Men who hurt women will always hurt men who refuse to hurt women. Men who fear, who feel small and lost will move not into the realm of possibility and of change but hang back in the comfortable hierarchy in the hope of one day moving up the pecking order. Scared little boys will always convince themselves they are big men. Pick Up Artists, gamergaters, trolls, men’s rights activists, alt-righters all want to make life unworkable for women first, and then men who do not stand with them at their misogynist barricades.

To be a feminist man, or a feminist ally is not just to be nicer to women. It’s to counter actions by men and the structures created by men that actively try to remove, or prevent the achieving of, status, autonomy, security or possibility from women. Then it’s to support wherever you can the deployment of tools and action from the toolkit of feminist responses to oppression, marginalisation and male violence.

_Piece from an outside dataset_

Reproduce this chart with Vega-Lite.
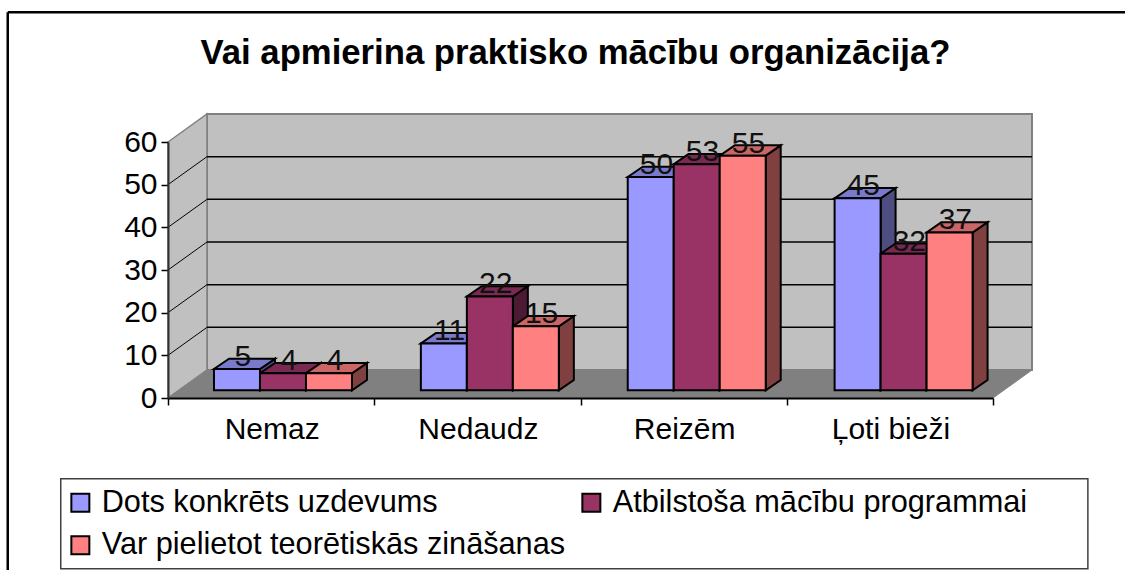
{"$schema":"https://vega.github.io/schema/vega-lite/v6.json","width":825,"height":256,"autosize":{"type":"none"},"padding":{"left":168,"top":142,"right":132,"bottom":172},"background":"white","title":{"text":"Vai apmierina praktisko mācību organizācija?","font":"Liberation Sans","fontWeight":"bold","fontSize":34.7,"color":"black","anchor":"middle","frame":"group","dx":-5,"offset":-61},"config":{"view":{"stroke":null},"font":"Liberation Sans"},"datasets":{"bars":[{"cat":"Nemaz","series":"Dots konkrēts uzdevums","v":5},{"cat":"Nemaz","series":"Atbilstoša mācību programmai","v":4},{"cat":"Nemaz","series":"Var pielietot teorētiskās zināšanas","v":4},{"cat":"Nedaudz","series":"Dots konkrēts uzdevums","v":11},{"cat":"Nedaudz","series":"Atbilstoša mācību programmai","v":22},{"cat":"Nedaudz","series":"Var pielietot teorētiskās zināšanas","v":15},{"cat":"Reizēm","series":"Dots konkrēts uzdevums","v":50},{"cat":"Reizēm","series":"Atbilstoša mācību programmai","v":53},{"cat":"Reizēm","series":"Var pielietot teorētiskās zināšanas","v":55},{"cat":"Ļoti bieži","series":"Dots konkrēts uzdevums","v":45},{"cat":"Ļoti bieži","series":"Atbilstoša mācību programmai","v":32},{"cat":"Ļoti bieži","series":"Var pielietot teorētiskās zināšanas","v":37}],"grid":[{"v":10},{"v":20},{"v":30},{"v":40},{"v":50}],"cats":[{"cat":"Nemaz","x":0.505,"y":0},{"cat":"Nedaudz","x":1.505,"y":0},{"cat":"Reizēm","x":2.505,"y":0},{"cat":"Ļoti bieži","x":3.505,"y":0}]},"encoding":{"x":{"field":"x","type":"quantitative","scale":{"domain":[0,4],"nice":false},"axis":{"title":null,"values":[0,1,2,3,4],"labels":false,"tickSize":7,"tickColor":"black","tickWidth":1.5,"domainColor":"black","domainWidth":2,"grid":false,"zindex":1}},"y":{"field":"y","type":"quantitative","scale":{"domain":[0,60],"nice":false,"zero":true},"axis":{"title":null,"values":[0,10,20,30,40,50,60],"tickSize":7,"tickColor":"black","tickWidth":1.5,"domainColor":"#303030","domainWidth":2,"grid":false,"labelFontSize":30,"labelColor":"black","labelPadding":4,"labelFont":"Liberation Sans","zindex":1}}},"layer":[{"data":{"values":[{"x":-0.52,"x2":4.46,"y":-18.9,"y2":-40.0}]},"mark":{"type":"rect","fill":"white","stroke":"#404040","strokeWidth":1.5},"encoding":{"x2":{"field":"x2"},"y2":{"field":"y2"}}},{"data":{"values":[{"x":-0.777,"x2":4.64,"y":90.4}]},"mark":{"type":"rule","stroke":"black","strokeWidth":2.5},"encoding":{"x2":{"field":"x2"}}},{"data":{"values":[{"x":-0.777,"y":90.4,"y2":-41}]},"mark":{"type":"rule","stroke":"black","strokeWidth":2.5},"encoding":{"y2":{"field":"y2"}}},{"data":{"values":[{"x":0.189,"x2":4.189,"y":6.56,"y2":66.56}]},"mark":{"type":"rect","fill":"#C0C0C0","stroke":"#808080","strokeWidth":2},"encoding":{"x2":{"field":"x2"},"y2":{"field":"y2"}}},{"data":{"values":[{"x":0,"y":60,"y2":0},{"x":0.189,"y":66.56,"y2":6.56}]},"mark":{"type":"area","fill":"#C0C0C0","stroke":"#808080","strokeWidth":1.5},"encoding":{"y2":{"field":"y2"}}},{"data":{"values":[{"x":0,"x2":4,"y":0},{"x":0.189,"x2":4.189,"y":6.56}]},"mark":{"type":"area","orient":"horizontal","fill":"#808080","stroke":"#808080","strokeWidth":1},"encoding":{"x2":{"field":"x2"}}},{"data":{"name":"grid"},"transform":[{"calculate":"datum.v+6.56","as":"y"},{"calculate":"0.189","as":"x"},{"calculate":"4.189","as":"xb"}],"mark":{"type":"rule","stroke":"black","strokeWidth":1.5},"encoding":{"x2":{"field":"xb"}}},{"data":{"name":"grid"},"transform":[{"calculate":"datum.v+6.56","as":"yb"},{"calculate":"0","as":"x"},{"calculate":"0.189","as":"xb"},{"calculate":"datum.v","as":"y"}],"mark":{"type":"rule","stroke":"black","strokeWidth":1},"encoding":{"x2":{"field":"xb"},"y2":{"field":"yb"}}},{"data":{"name":"bars"},"transform":[{"calculate":"1.003*indexof(['Nemaz','Nedaudz','Reizēm','Ļoti bieži'],datum.cat)+0.223*(1+indexof(['Dots konkrēts uzdevums','Atbilstoša mācību programmai','Var pielietot teorētiskās zināšanas'],datum.series))","as":"x0"},{"calculate":"[0,1]","as":"t"},{"flatten":["t"]},{"calculate":"datum.x0+0.223+datum.t*0.0727","as":"x"},{"calculate":"datum.v+1.8+datum.t*2.41","as":"y"},{"calculate":"1.8+datum.t*2.41","as":"yb"},{"calculate":"datum.cat+datum.series","as":"k"}],"mark":{"type":"area","stroke":"black","strokeWidth":2},"encoding":{"y2":{"field":"yb"},"detail":{"field":"k"},"color":{"field":"series","type":"nominal","legend":null,"scale":{"domain":["Dots konkrēts uzdevums","Atbilstoša mācību programmai","Var pielietot teorētiskās zināšanas"],"range":["#4D4D80","#4D1A33","#804040"]}}}},{"data":{"name":"bars"},"transform":[{"calculate":"1.003*indexof(['Nemaz','Nedaudz','Reizēm','Ļoti bieži'],datum.cat)+0.223*(1+indexof(['Dots konkrēts uzdevums','Atbilstoša mācību programmai','Var pielietot teorētiskās zināšanas'],datum.series))","as":"x0"},{"calculate":"[0,1]","as":"t"},{"flatten":["t"]},{"calculate":"datum.x0+datum.t*0.0727","as":"x"},{"calculate":"datum.x0+0.223+datum.t*0.0727","as":"xb"},{"calculate":"datum.v+1.8+datum.t*2.41","as":"y"},{"calculate":"datum.cat+datum.series","as":"k"}],"mark":{"type":"area","orient":"horizontal","stroke":"black","strokeWidth":2},"encoding":{"x2":{"field":"xb"},"detail":{"field":"k"},"color":{"field":"series","type":"nominal","legend":null,"scale":{"domain":["Dots konkrēts uzdevums","Atbilstoša mācību programmai","Var pielietot teorētiskās zināšanas"],"range":["#7A7ACC","#7A2952","#CC6666"]}}}},{"data":{"name":"bars"},"transform":[{"calculate":"1.003*indexof(['Nemaz','Nedaudz','Reizēm','Ļoti bieži'],datum.cat)+0.223*(1+indexof(['Dots konkrēts uzdevums','Atbilstoša mācību programmai','Var pielietot teorētiskās zināšanas'],datum.series))","as":"x"},{"calculate":"datum.x+0.223","as":"xb"},{"calculate":"datum.v+1.8","as":"y"},{"calculate":"1.8","as":"yb"}],"mark":{"type":"rect","stroke":"black","strokeWidth":2},"encoding":{"x2":{"field":"xb"},"y2":{"field":"yb"},"color":{"field":"series","type":"nominal","scale":{"domain":["Dots konkrēts uzdevums","Atbilstoša mācību programmai","Var pielietot teorētiskās zināšanas"],"range":["#9999FF","#993366","#FF8080"]},"legend":{"title":null,"orient":"none","direction":"horizontal","legendX":-115,"legendY":333,"columns":2,"padding":12,"symbolType":"square","symbolSize":324,"symbolStrokeColor":"black","symbolStrokeWidth":2,"labelFontSize":30.7,"labelFont":"Liberation Sans","labelColor":"black","labelOffset":6,"labelLimit":700,"rowPadding":11,"columnPadding":10}}}},{"data":{"name":"bars"},"transform":[{"calculate":"1.003*indexof(['Nemaz','Nedaudz','Reizēm','Ļoti bieži'],datum.cat)+0.223*(1.5+indexof(['Dots konkrēts uzdevums','Atbilstoša mācību programmai','Var pielietot teorētiskās zināšanas'],datum.series))+0.028","as":"x"},{"calculate":"datum.v+2.5","as":"y"}],"mark":{"type":"text","fontSize":30,"color":"#111111","baseline":"alphabetic","align":"center","font":"Liberation Sans"},"encoding":{"text":{"field":"v","type":"quantitative"}}},{"data":{"name":"cats"},"mark":{"type":"text","fontSize":30,"color":"black","baseline":"alphabetic","align":"center","dy":41,"font":"Liberation Sans"},"encoding":{"text":{"field":"cat"}}}],"resolve":{"scale":{"color":"independent"}}}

The starting point must be to refuse to serve in the sexist army that conscripts you. You can walk out. You can make the transmission of poison of misogyny stop with you. Instead of being goaded into craving the protection from harm that being one of the boys might give you; just walk away. Throw the fight. Help someone terrified for their place in the world to see that there is a possible life beyond the poisoned well of masculine self-interest.

Admit that the men whom you most fear are the same men who do their best to destroy the possibility of honest, safe and equitable relationships between men and women. You can stop being a little boy by stopping passing on the big boy’s messages. You can stop being a dick and doing so you can make the space for other men around you to stop being dicks, too. Make a gap in the pecking order.

As a man, once you break free from the fear of sexist, misogynistic men the land beyond is freedom.